:: Supplied material ::
— BEGIN —
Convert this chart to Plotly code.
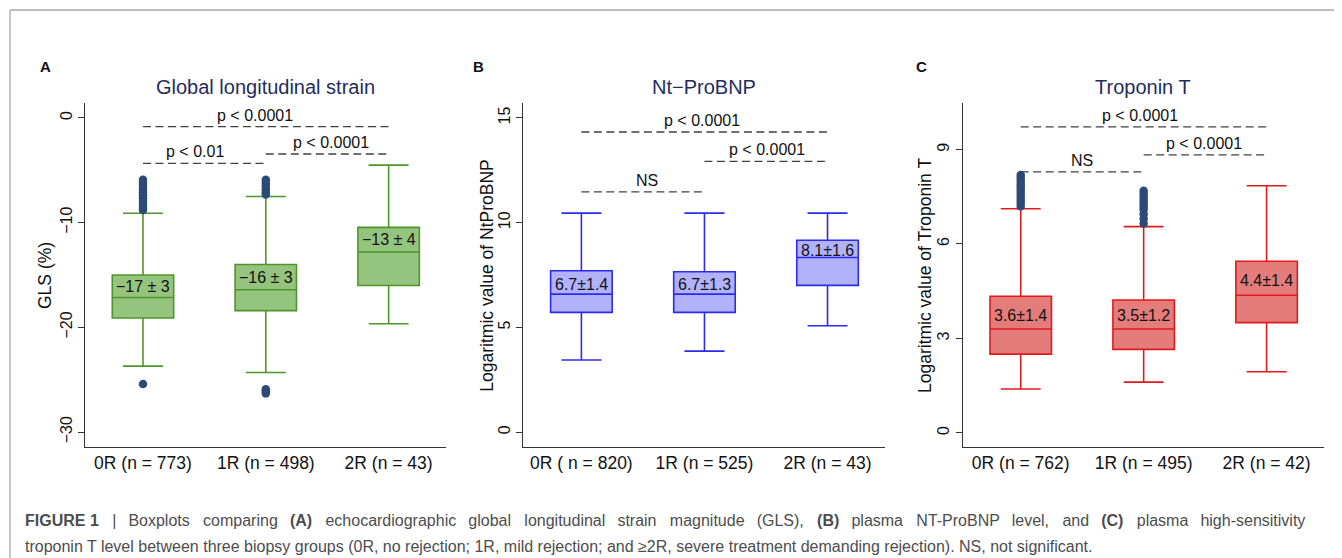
— END —
— BEGIN —
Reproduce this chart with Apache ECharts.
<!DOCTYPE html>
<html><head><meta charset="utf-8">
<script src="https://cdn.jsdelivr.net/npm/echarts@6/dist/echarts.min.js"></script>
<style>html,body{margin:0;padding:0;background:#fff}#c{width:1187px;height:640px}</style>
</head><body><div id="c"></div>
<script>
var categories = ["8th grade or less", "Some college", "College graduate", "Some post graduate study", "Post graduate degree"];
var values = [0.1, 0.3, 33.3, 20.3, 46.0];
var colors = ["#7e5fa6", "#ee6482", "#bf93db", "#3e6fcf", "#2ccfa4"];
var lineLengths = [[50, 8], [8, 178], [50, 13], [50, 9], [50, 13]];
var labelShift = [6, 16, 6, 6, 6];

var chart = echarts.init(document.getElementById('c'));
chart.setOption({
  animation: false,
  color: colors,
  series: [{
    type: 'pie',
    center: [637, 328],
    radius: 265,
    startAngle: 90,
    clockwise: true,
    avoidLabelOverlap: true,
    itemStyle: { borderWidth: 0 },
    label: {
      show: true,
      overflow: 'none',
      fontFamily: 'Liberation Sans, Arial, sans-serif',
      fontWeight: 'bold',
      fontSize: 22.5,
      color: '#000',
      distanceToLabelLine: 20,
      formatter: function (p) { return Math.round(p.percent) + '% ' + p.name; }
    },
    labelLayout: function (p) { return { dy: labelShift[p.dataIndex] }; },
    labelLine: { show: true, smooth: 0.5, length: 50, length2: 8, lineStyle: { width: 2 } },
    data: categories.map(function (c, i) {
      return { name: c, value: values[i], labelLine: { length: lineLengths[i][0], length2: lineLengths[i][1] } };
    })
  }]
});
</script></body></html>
— END —
:: Your goal ::
Extract and output the part that opens with the line containing "Reproduce this chart with Apache ECharts." and closes with the line containing "var labelShift = [6, 16, 6, 6, 6];", unchanged, ends included.

:: Response for this exercise ::
Reproduce this chart with Apache ECharts.
<!DOCTYPE html>
<html><head><meta charset="utf-8">
<script src="https://cdn.jsdelivr.net/npm/echarts@6/dist/echarts.min.js"></script>
<style>html,body{margin:0;padding:0;background:#fff}#c{width:1187px;height:640px}</style>
</head><body><div id="c"></div>
<script>
var categories = ["8th grade or less", "Some college", "College graduate", "Some post graduate study", "Post graduate degree"];
var values = [0.1, 0.3, 33.3, 20.3, 46.0];
var colors = ["#7e5fa6", "#ee6482", "#bf93db", "#3e6fcf", "#2ccfa4"];
var lineLengths = [[50, 8], [8, 178], [50, 13], [50, 9], [50, 13]];
var labelShift = [6, 16, 6, 6, 6];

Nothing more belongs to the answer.